In this game, you can do three things at any moment: buy a marble, sell a marble, or do nothing (hold). To make the best decisions, you must think about the current situation (state) and how your actions might influence your profits.
Now, let’s introduce the idea of a Markov Decision Process. Think of it as a game where each round is a new situation or state, and you have to choose the best action (buy, sell, or hold) based on what you know. In this game, the past doesn’t matter. All that matters is the current state and how you can maximize your rewards (profits) from now on.
To model stock trading as an MDP, we need to define three things:
- State: The state represents all the information you need to make decisions. In our marble game, it could be the number of marbles you have, the marbles’ colors, the prices at which they’re being traded, and other market conditions.
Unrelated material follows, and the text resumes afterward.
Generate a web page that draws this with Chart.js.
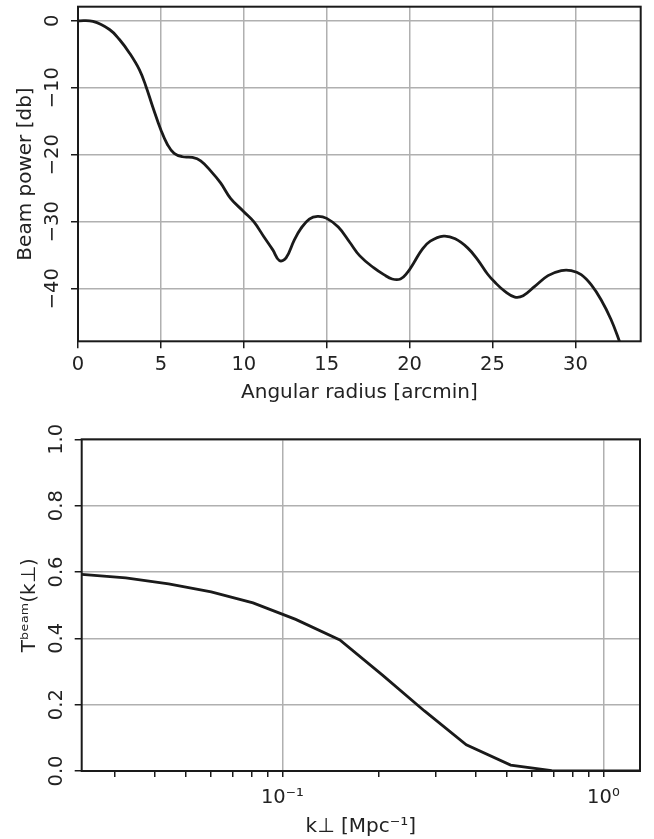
<!DOCTYPE html>
<html>
<head>
<meta charset="utf-8">
<script src="https://cdn.jsdelivr.net/npm/chart.js@4"></script>
<style>
  html, body { margin: 0; padding: 0; background: #fff; }
  #beamBox { position: absolute; left: 0; top: 0; width: 654px; height: 410px; }
  #transferBox { position: absolute; left: 0; top: 410px; width: 654px; height: 429px; }
</style>
</head>
<body>
<div id="beamBox"><canvas id="beamChart"></canvas></div>
<div id="transferBox"><canvas id="transferChart"></canvas></div>
<script>
// beam profile (top panel)
const radiusArcmin = [0, 0.9, 1.9, 2.5, 3.1, 3.7, 4.1, 4.5, 5.0, 5.4, 5.8, 6.3, 6.9, 7.4, 8.0, 8.6, 9.2, 10.0,
  10.6, 11.2, 11.75, 12.15, 12.55, 13.05, 13.45, 13.95, 14.45, 15.0, 15.7, 16.4, 17.0, 17.85, 18.45, 18.95,
  19.45, 19.85, 20.25, 20.75, 21.25, 22.05, 22.75, 23.5, 24.1, 24.7, 25.15, 25.75, 26.35, 26.85, 27.55,
  28.35, 29.15, 29.75, 30.35, 30.95, 31.55, 32.15, 32.65, 32.9];
const beamPowerDb = [0, -0.1, -1.3, -2.8, -4.8, -7.3, -9.8, -12.8, -16.3, -18.5, -19.8, -20.3, -20.4, -20.9, -22.4,
  -24.2, -26.5, -28.5, -30.0, -32.2, -34.2, -35.8, -35.4, -32.7, -31.0, -29.6, -29.2, -29.5, -30.8, -33.1,
  -35.1, -36.9, -37.9, -38.55, -38.55, -37.65, -36.15, -34.15, -32.9, -32.15, -32.55, -33.9, -35.65, -37.8,
  -39.05, -40.4, -41.25, -41.05, -39.65, -38.05, -37.3, -37.3, -37.9, -39.4, -41.65, -44.6, -47.8, -49.6];
const radiusTicks = [0, 5, 10, 15, 20, 25, 30];
const powerTicks = [-40, -30, -20, -10, 0];

// beam transfer function (bottom panel)
const kPerp = [0.0237, 0.0325, 0.0442, 0.060, 0.081, 0.110, 0.151, 0.205, 0.277, 0.374, 0.514, 0.69, 0.93, 1.3];
const beamTransfer = [0.593, 0.582, 0.564, 0.540, 0.507, 0.457, 0.395, 0.289, 0.181, 0.079, 0.018, 0.001, 0.0, 0.0];
const kTicks = [0.03, 0.04, 0.05, 0.06, 0.07, 0.08, 0.09, 0.1, 0.2, 0.3, 0.4, 0.5, 0.6, 0.7, 0.8, 0.9, 1];
const kMajorTicks = [0.1, 1];
const kMajorLabels = ['10⁻¹', '10⁰'];
const transferTicks = [0, 0.2, 0.4, 0.6, 0.8, 1.0];

const ink = '#1a1a1a';
const gridGray = '#b0b0b0';
const tickFont = { family: 'DejaVu Sans', size: 19.5, lineHeight: 1 };
const titleFont = { family: 'DejaVu Sans', size: 20 };

// matplotlib-style box round the plot area
const frame = {
  id: 'frame',
  afterDraw(chart) {
    const { ctx, chartArea: a } = chart;
    ctx.save();
    ctx.strokeStyle = ink;
    ctx.lineWidth = 2;
    ctx.strokeRect(a.left, a.top, a.right - a.left, a.bottom - a.top);
    ctx.restore();
  }
};

function useTicks(values) {
  return scale => { scale.ticks = values.map(value => ({ value })); };
}

const common = {
  responsive: true,
  maintainAspectRatio: false,
  animation: false,
  plugins: { legend: { display: false }, tooltip: { enabled: false } }
};

new Chart(document.getElementById('beamChart'), {
  type: 'line',
  data: {
    datasets: [{
      data: radiusArcmin.map((x, i) => ({ x, y: beamPowerDb[i] })),
      borderColor: ink,
      borderWidth: 2.8,
      pointRadius: 0,
      tension: 0.4,
      fill: false
    }]
  },
  options: {
    ...common,
    layout: { padding: { top: 6.7, right: 13.3, left: 0, bottom: 0 } },
    scales: {
      x: {
        type: 'linear',
        min: 0,
        max: 33.94,
        afterBuildTicks: useTicks(radiusTicks),
        border: { display: false },
        grid: { color: gridGray, lineWidth: 1.5, tickColor: ink, tickLength: 7, tickWidth: 1.5 },
        ticks: { autoSkip: false, maxRotation: 0, padding: 7, font: tickFont, color: '#222' },
        title: { display: true, text: 'Angular radius [arcmin]', font: titleFont, color: '#222', padding: { top: 0, bottom: 5.5 } },
        afterFit: s => { s.height = 68.7; s.paddingLeft = 0; s.paddingRight = 0; }
      },
      y: {
        type: 'linear',
        min: -47.85,
        max: 2.1,
        afterBuildTicks: useTicks(powerTicks),
        border: { display: false },
        grid: { color: gridGray, lineWidth: 1.5, tickColor: ink, tickLength: 7, tickWidth: 1.5 },
        ticks: {
          autoSkip: false, minRotation: 90, maxRotation: 90, crossAlign: 'center', padding: -2.4,
          font: tickFont, color: '#222',
          callback: v => (v < 0 ? '−' + Math.abs(v) : String(v))
        },
        title: { display: true, text: 'Beam power [db]', font: titleFont, color: '#222', padding: { top: 13.5, bottom: 0 } },
        afterFit: s => { s.width = 78; s.paddingTop = 0; s.paddingBottom = 0; }
      }
    }
  },
  plugins: [frame]
});

new Chart(document.getElementById('transferChart'), {
  type: 'line',
  data: {
    datasets: [{
      data: kPerp.map((x, i) => ({ x, y: beamTransfer[i] })),
      borderColor: ink,
      borderWidth: 2.8,
      pointRadius: 0,
      tension: 0,
      fill: false
    }]
  },
  options: {
    ...common,
    layout: { padding: { top: 29.3, right: 14, left: 0, bottom: 0 } },
    scales: {
      x: {
        type: 'logarithmic',
        min: kPerp[0],
        max: kPerp[kPerp.length - 1],
        afterBuildTicks: useTicks(kTicks),
        border: { display: false },
        grid: {
          color: c => (c.tick && kMajorTicks.includes(c.tick.value) ? gridGray : 'rgba(0,0,0,0)'),
          lineWidth: 1.5, tickColor: ink, tickLength: 6, tickWidth: 1.5
        },
        ticks: {
          autoSkip: false, maxRotation: 0, padding: 11.5, font: tickFont, color: '#222',
          callback: v => {
            const i = kMajorTicks.indexOf(v);
            return i >= 0 ? kMajorLabels[i] : '';
          }
        },
        title: { display: true, text: 'k⊥ [Mpc⁻¹]', font: titleFont, color: '#222', padding: { top: 0, bottom: 0 } },
        afterFit: s => { s.height = 68; s.paddingLeft = 0; s.paddingRight = 0; }
      },
      y: {
        type: 'linear',
        min: 0,
        max: 1,
        afterBuildTicks: useTicks(transferTicks),
        border: { display: false },
        grid: { color: gridGray, lineWidth: 1.5, tickColor: ink, tickLength: 7, tickWidth: 1.5 },
        ticks: {
          autoSkip: false, minRotation: 90, maxRotation: 90, crossAlign: 'center', padding: 2.7,
          font: tickFont, color: '#222',
          callback: v => v.toFixed(1)
        },
        title: { display: true, text: 'Tᵇᵉᵃᵐ(k⊥)', font: titleFont, color: '#222', padding: { top: 17.5, bottom: 0 } },
        afterFit: s => { s.width = 81.7; s.paddingTop = 0; s.paddingBottom = 0; }
      }
    }
  },
  plugins: [frame]
});
</script>
</body>
</html>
In stock trading, the state can include stock prices, trading volume, technical indicators, and other relevant data.
- Actions: These are the decisions you can make in each state. In our marble game, you can buy, sell, or hold marbles. In stock trading, the actions are the same – you can buy, sell, or hold stocks.
- Rewards: The reward is the outcome you get after taking an action. In the marble game, it could be the profit you make from trading marbles. In stock trading, the reward is usually the profit or loss from your trading decisions.
The Markov part of the MDP means that the future depends only on the current state and your action, not on the past. This means that if you know the current state (market conditions, your portfolio, etc.) and the action you take, you can predict the next state and the associated reward.
In summary, modelling stock trading as a Markov Decision Process is like playing a game where you make decisions based on the current situation to maximize your rewards (profits). The MDP framework helps you simplify the problem by focusing on the current state and the actions you can take, without worrying about the past.